Stage Configured, More Tickets for Yes Concert

The stage and sound system at Blaisdell Arena have been reconfigured for Saturday's concert by Yes and the Honolulu Symphony, allowing the orchestra to offer three more sections of seats for the band's only U.S. date on its world tour.

Honolulu Pops Conductor Matt Catingub will lead the orchestra as it backs up Yes for such compositions as "Close To The Edge," "All Good People," "Deeper" and "Magnification" in one of the largest concerts that the Symphony has ever produced.

The current members of Yes are Jon Anderson, Chris Squire, Steve Howe, Rick Wakeman and Alan White. Enough people have played in Yes to fully staff two bands that know the Yes repertory but this is arguably the best-known line-up.

Vocalist Anderson, bassist Chris Squire and guitarist Steve Howe have been with the band for most of its three decade history. Alan White was one of its earlier drummers and has had more than one tenure with the band. All of them played on the band's U.S. breakthrough album "Fragile," which features the hits "Roundabout" and "Long Distance Runaround" and a realization of an inner movement of the Brahms Fourth Symphony. Keyboardist Rick Wakeman joined Yes right after that, and all of the current personnel played on "Close to the Edge," "Tales of Topographical Oceans," "Tormato" and "Going for the One."

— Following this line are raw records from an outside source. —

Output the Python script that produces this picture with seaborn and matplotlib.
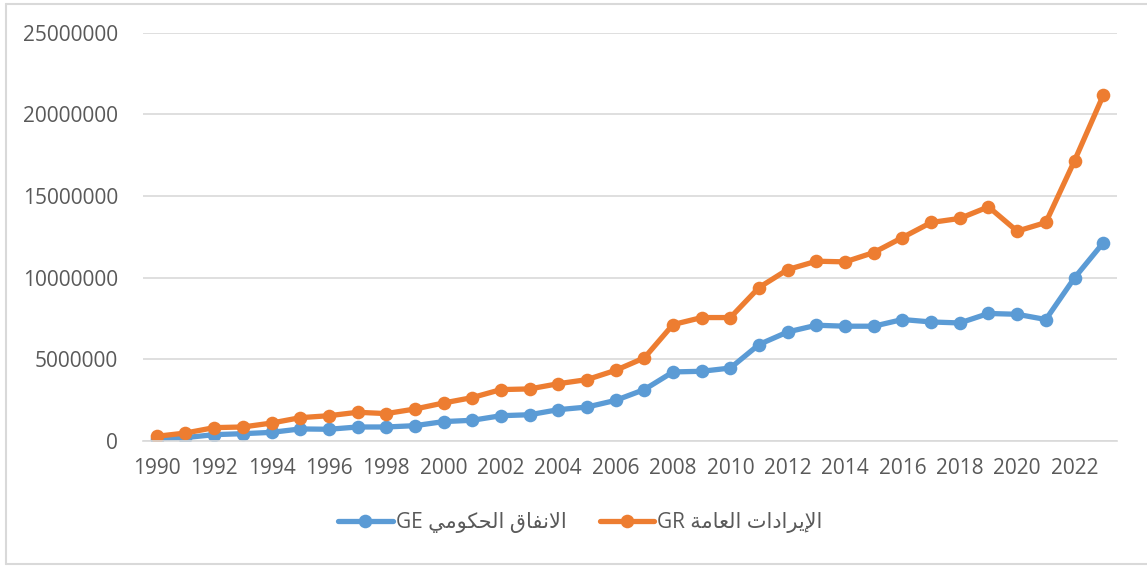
import numpy as np
import pandas as pd
import seaborn as sns
import matplotlib
matplotlib.use("Agg")
import matplotlib.pyplot as plt
from matplotlib.lines import Line2D
from matplotlib.ticker import FuncFormatter

years = list(range(1990, 2024))
# GE - government expenditure
ge = [0.15, 0.21, 0.39, 0.45, 0.53, 0.74, 0.72, 0.86, 0.86, 0.94,
      1.19, 1.27, 1.55, 1.61, 1.92, 2.08, 2.49, 3.15, 4.23, 4.27,
      4.47, 5.91, 6.68, 7.09, 7.03, 7.03, 7.44, 7.29, 7.23, 7.81,
      7.76, 7.44, 9.99, 12.13]
# GR - public revenues
gr = [0.29, 0.49, 0.82, 0.86, 1.10, 1.43, 1.55, 1.76, 1.68, 1.96,
      2.33, 2.66, 3.15, 3.19, 3.51, 3.76, 4.33, 5.09, 7.13, 7.56,
      7.56, 9.40, 10.50, 11.01, 10.97, 11.54, 12.46, 13.38, 13.63, 14.34,
      12.85, 13.38, 17.16, 21.16]
ge_label = ("GE", "الانفاق الحكومي")
gr_label = ("GR", "الإيرادات العامة")
yticks = [0, 5000000, 10000000, 15000000, 20000000, 25000000]
xticks = list(range(1990, 2023, 2))

# matplotlib has no arabic shaping, so pick presentation forms by hand
FORMS = {  # isolated, final, initial, medial
  'ا': (0xFE8D, 0xFE8E), 'إ': (0xFE87, 0xFE88),
  'و': (0xFEED, 0xFEEE), 'ر': (0xFEAD, 0xFEAE),
  'د': (0xFEA9, 0xFEAA), 'ة': (0xFE93, 0xFE94),
  'ل': (0xFEDD, 0xFEDE, 0xFEDF, 0xFEE0), 'ن': (0xFEE5, 0xFEE6, 0xFEE7, 0xFEE8),
  'ف': (0xFED1, 0xFED2, 0xFED3, 0xFED4), 'ق': (0xFED5, 0xFED6, 0xFED7, 0xFED8),
  'ح': (0xFEA1, 0xFEA2, 0xFEA3, 0xFEA4), 'ك': (0xFED9, 0xFEDA, 0xFEDB, 0xFEDC),
  'م': (0xFEE1, 0xFEE2, 0xFEE3, 0xFEE4), 'ي': (0xFEF1, 0xFEF2, 0xFEF3, 0xFEF4),
  'ت': (0xFE95, 0xFE96, 0xFE97, 0xFE98), 'ع': (0xFEC9, 0xFECA, 0xFECB, 0xFECC),
}
LAM_ALEF = {'ا': (0xFEFB, 0xFEFC), 'إ': (0xFEF9, 0xFEFA)}

def shape_word(word):
  toks = []
  i = 0
  while i < len(word):
    if word[i] == 'ل' and i + 1 < len(word) and word[i+1] in LAM_ALEF:
      toks.append(LAM_ALEF[word[i+1]]); i += 2
    else:
      toks.append(FORMS[word[i]]); i += 1
  out = ""
  for k, f in enumerate(toks):
    prev_joins = k > 0 and len(toks[k-1]) == 4
    next_joins = len(f) == 4 and k + 1 < len(toks)
    if prev_joins and next_joins: c = f[3]
    elif prev_joins: c = f[1]
    elif next_joins: c = f[2]
    else: c = f[0]
    out += chr(c)
  return out

def visual(label):
  code, arabic = label
  words = arabic.split()
  return code + " " + " ".join(shape_word(w)[::-1] for w in reversed(words))

sns.set_theme(style="white")
plt.rcParams['font.family'] = ['Open Sans', 'DejaVu Sans']
txt = "#595959"
blue, orange = "#5b9bd5", "#ed7d31"

df = pd.DataFrame({
  "year": years * 2,
  "value": np.array(ge + gr) * 1e6,
  "series": [visual(ge_label)] * len(years) + [visual(gr_label)] * len(years),
})

fig = plt.figure(figsize=(11.47, 5.66), dpi=100)
ax = fig.add_axes([0.1247, 0.2208, 0.8491, 0.7214])
sns.lineplot(data=df, x="year", y="value", hue="series",
             palette=[blue, orange], marker="o", markersize=9.8,
             markeredgewidth=0, linewidth=3.8, ax=ax, legend=False)

ax.set_xlim(1989.52, 2023.48)
ax.set_ylim(0, 25000000)
ax.set_yticks(yticks)
ax.set_xticks(xticks)
ax.yaxis.set_major_formatter(FuncFormatter(lambda v, p: "%d" % v))
ax.grid(axis="y", color="#d9d9d9", linewidth=1.2)
ax.set_axisbelow(True)
for s in ["top", "right", "left"]:
  ax.spines[s].set_visible(False)
ax.spines["bottom"].set_color("#d9d9d9")
ax.spines["bottom"].set_linewidth(1.2)
ax.tick_params(axis="both", length=0, labelsize=15, labelcolor=txt)
ax.tick_params(axis="y", pad=18)
ax.tick_params(axis="x", pad=12)
ax.set_xlabel("")
ax.set_ylabel("")

handles = [Line2D([], [], color=c, linewidth=3.8, marker="o", markersize=9.8,
                  markeredgewidth=0) for c in (blue, orange)]
fig.legend(handles, [visual(ge_label), visual(gr_label)], loc="center",
           bbox_to_anchor=(0.506, 0.076), ncol=2, frameon=False,
           fontsize=15, labelcolor=txt, handlelength=2.6, handletextpad=0.15,
           columnspacing=1.6)

# chart border (light gray, right side runs off the picture)
for xs, ys in [([6, 1150], [562, 562]), ([6, 6], [2, 562]), ([6, 1150], [2, 2])]:
  fig.add_artist(Line2D(np.array(xs) / 1147, np.array(ys) / 566,
                        color="#d9d9d9", linewidth=1.5))

fig.savefig("out.png", dpi=100)
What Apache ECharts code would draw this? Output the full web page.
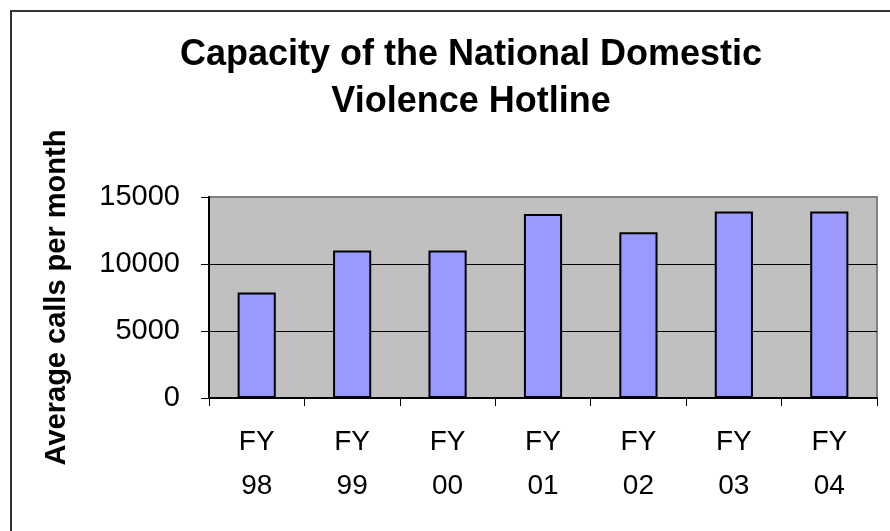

Rock listeners who only know Yes from the eighties and nineties, when its biggest hit "Owner of a Broken Heart" was reasonably conventional and commercial, might be surprised that in "Fragile," "Close to the Edge" and "Relayer" the band engaged in what might be termed symphonic rock, extended compositions with classical architecture, but using rock band resources rather than adding strings (as Electric Light Orchestra did) or, the Brahms to the contrary, rocking actual classical works (as Emerson Lake & Palmer did).

The Honolulu Symphony, like orchestras on the mainland, has used its pops programs to reach out to new audiences, especially younger adults whose exposure to full-scale classical music may be limited.